The late Factory Records boss Tony Wilson once said that bands never turn in anything good after their fifth album. Baltimore’s Animal Collective proved him wrong, producing their masterpiece with their eighth. Merriweather Post Pavilion in 2009 was a marvellous record, in which the group turned collages of everything from jungle beats to wind chimes into moments of transcendent, childlike joy.
Seven years on, their hands aren’t quite as steady at the wheel, and the revelation that they made Painting With, their latest album, by hiring a baby pool, dimming the lights and projecting images of dinosaurs on the walls, hardly dispels suspicions that joyful oddity has tipped into wilful wackiness.
Here, they eschew their best-loved songs in favour of a setlist drawn mostly from the album, which proves more troublesome live.

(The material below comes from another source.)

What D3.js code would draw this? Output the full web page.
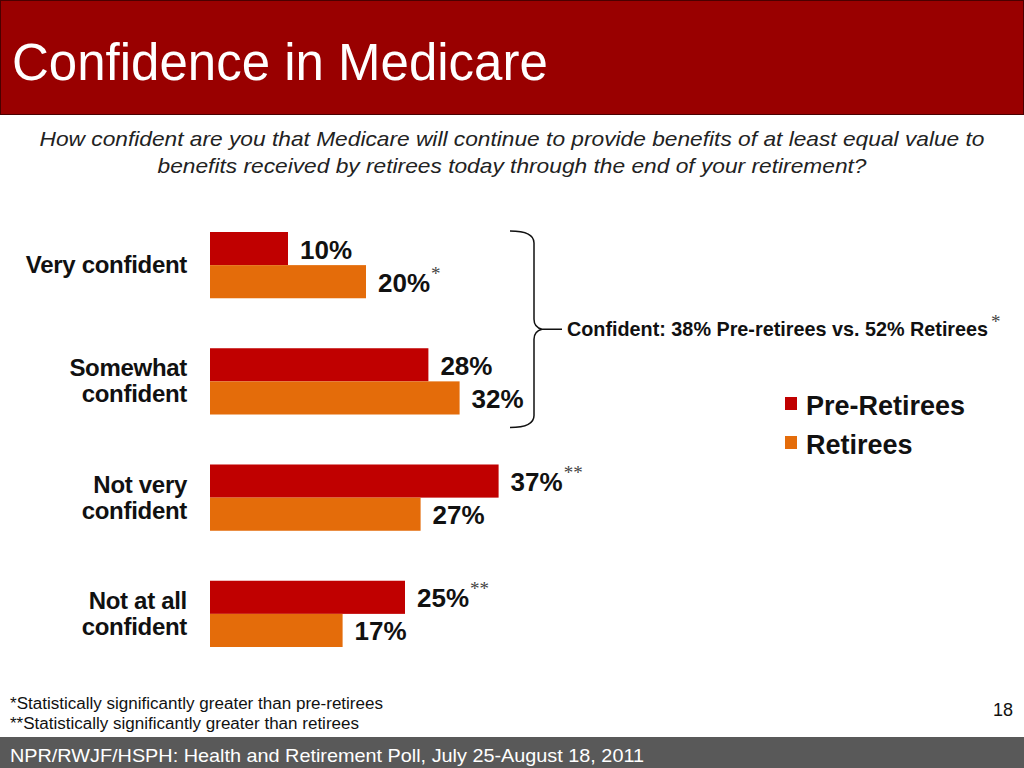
<!DOCTYPE html>
<html><head><meta charset="utf-8">
<script src="https://cdn.jsdelivr.net/npm/d3@7"></script>
<style>html,body{margin:0;padding:0;background:#fff;overflow:hidden}</style>
</head><body>
<script>
const title = "Confidence in Medicare";
const subtitleLines = ["How confident are you that Medicare will continue to provide benefits of at least equal value to",
                       "benefits received by retirees today through the end of your retirement?"];
const categories = ["Very confident", "Somewhat confident", "Not very confident", "Not at all confident"];
const categoryLines = [["Very confident"], ["Somewhat", "confident"], ["Not very", "confident"], ["Not at all", "confident"]];
const seriesNames = ["Pre-Retirees", "Retirees"];
const preRetirees = [10, 28, 37, 25];
const retirees = [20, 32, 27, 17];
const preMarks = ["", "", "**", "**"];
const retMarks = ["*", "", "", ""];
const colors = ["#C00000", "#E46C0A"];
const bracketText = "Confident: 38% Pre-retirees vs. 52% Retirees";
const bracketMark = "*";
const footnotes = ["*Statistically significantly greater than pre-retirees", "**Statistically significantly greater than retirees"];
const pageNumber = "18";
const source = "NPR/RWJF/HSPH: Health and Retirement Poll, July 25-August 18, 2011";

const W = 1024, H = 768;
const svg = d3.select("body").append("svg").attr("width", W).attr("height", H)
  .style("font-family", "Arial, 'Liberation Sans', sans-serif");

// title bar
svg.append("rect").attr("x", 0.5).attr("y", 0.5).attr("width", W - 1).attr("height", 114)
  .attr("fill", "#990000").attr("stroke", "#4a0000").attr("stroke-width", 1);
svg.append("text").attr("x", 12).attr("y", 80).attr("fill", "#fff").attr("font-size", 51).text(title);

// subtitle
const subLen = [945, 709];
svg.selectAll("text.sub").data(subtitleLines).join("text").attr("class", "sub")
  .attr("x", 512).attr("y", (d, i) => 146 + i * 27).attr("text-anchor", "middle")
  .attr("font-size", 21).attr("font-style", "italic").attr("fill", "#222")
  .attr("textLength", (d, i) => subLen[i]).attr("lengthAdjust", "spacingAndGlyphs").text(d => d);

// scales
const x = d3.scaleLinear().domain([0, 40]).range([210, 522]);
const y = d3.scaleBand().domain(categories).range([232, 647]).paddingInner(0.43).paddingOuter(0);
const ySub = d3.scaleBand().domain(seriesNames).range([0, y.bandwidth()]);

const rows = categories.map((c, i) => ({ c, i, vals: [preRetirees[i], retirees[i]], marks: [preMarks[i], retMarks[i]] }));
const g = svg.selectAll("g.cat").data(rows).join("g").attr("class", "cat")
  .attr("transform", d => `translate(0,${y(d.c)})`);

const bars = g.selectAll("g.bar").data(d => d.vals.map((v, k) => ({ v, k, mark: d.marks[k] })))
  .join("g").attr("class", "bar");
bars.append("rect")
  .attr("x", x(0)).attr("y", d => ySub(seriesNames[d.k]))
  .attr("width", d => x(d.v) - x(0)).attr("height", ySub.bandwidth())
  .attr("fill", d => colors[d.k]);
const lbl = bars.append("text")
  .attr("x", d => x(d.v) + 12).attr("y", d => ySub(seriesNames[d.k]) + ySub.bandwidth() / 2 + 10)
  .attr("font-size", 26).attr("font-weight", "bold").attr("fill", "#111");
lbl.append("tspan").text(d => d.v + "%");
lbl.append("tspan").attr("font-family", "'Liberation Serif', serif").attr("font-weight", "normal")
  .attr("font-size", 19).attr("fill", "#444").attr("dx", 1).attr("dy", -12).text(d => d.mark);

// category labels
g.each(function (d) {
  const lines = categoryLines[d.i];
  const cy = y.bandwidth() / 2;
  const t = d3.select(this).append("text").attr("text-anchor", "end").attr("font-size", 24)
    .attr("font-weight", "bold").attr("letter-spacing", -0.3).attr("fill", "#111");
  lines.forEach((ln, j) => {
    t.append("tspan").attr("x", 187).attr("y", cy + 8 - 13 * (lines.length - 1) + j * 26).text(ln);
  });
});

// bracket
const bTop = y(categories[0]) - 1, bBot = y(categories[1]) + y.bandwidth() + 13;
const bMid = (bTop + bBot) / 2;
svg.append("path")
  .attr("d", `M510,${bTop} Q534,${bTop} 534,${bTop + 12} L534,${bMid - 10} Q534,${bMid - 2} 542,${bMid} Q534,${bMid + 2} 534,${bMid + 10} L534,${bBot - 12} Q534,${bBot} 510,${bBot} M542,${bMid} L562,${bMid}`)
  .attr("fill", "none").attr("stroke", "#111").attr("stroke-width", 1.5);
const bt = svg.append("text").attr("x", 567).attr("y", bMid + 7).attr("font-size", 19.8)
  .attr("font-weight", "bold").attr("fill", "#111");
bt.append("tspan").text(bracketText);
bt.append("tspan").attr("font-family", "'Liberation Serif', serif").attr("font-weight", "normal")
  .attr("font-size", 19).attr("fill", "#444").attr("dx", 3).attr("dy", -8).text(bracketMark);

// legend
const leg = svg.selectAll("g.leg").data(seriesNames).join("g").attr("class", "leg")
  .attr("transform", (d, i) => `translate(785,${397 + i * 39})`);
leg.append("rect").attr("width", 12).attr("height", 13).attr("fill", (d, i) => colors[i]);
leg.append("text").attr("x", 21).attr("y", 18).attr("font-size", 27).attr("font-weight", "bold")
  .attr("fill", "#111").text(d => d);

// footnotes
svg.selectAll("text.fn").data(footnotes).join("text").attr("class", "fn")
  .attr("x", 10).attr("y", (d, i) => 709 + i * 20).attr("font-size", 16).attr("fill", "#111")
  .attr("textLength", (d, i) => i === 0 ? 373 : 349).attr("lengthAdjust", "spacingAndGlyphs").text(d => d);
svg.append("text").attr("x", 1013).attr("y", 716).attr("text-anchor", "end").attr("font-size", 18)
  .attr("fill", "#111").text(pageNumber);

// footer
svg.append("rect").attr("x", 0).attr("y", 737).attr("width", W).attr("height", H - 737).attr("fill", "#595959");
svg.append("text").attr("x", 10).attr("y", 762).attr("font-size", 19).attr("fill", "#fff")
  .attr("textLength", 634).attr("lengthAdjust", "spacingAndGlyphs").text(source);
</script>
</body></html>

There are the familiar collages – everything from Clangers-type squeaks to pop bubblegum and the cackle from the Surfaris’ Wipeout. But vocal “hocketing” (an early-music technique in which two voices sing alternating syllables) is experimental but baffling, and eventually grows irritating.
Animal Collective have never been great showmen, but with the banter-free band huddled behind electronics, there could be more in the way of performance than the sight of Brian Weitz, aka Geologist, torch strapped to his head and rolling about like an acid casualty at Woodstock.
As the lighting gradually becomes more kaleidoscopic, things tiptoe from the inpenetrable towards the sublime. Dancing erupts for FloriDada, a giddy collision of EBM and tribal beats and the doo-wop/surf pop era. Golden Gal – expressing empathy with objectified women – is warm and catchy. Bees, from 2005, in which a sampled strummed instrument (an autoharp?) combines with yearning vocals, is truly lovely, but the expected transcendent experience never comes.
- Animal Collective tour the UK and Ireland in September.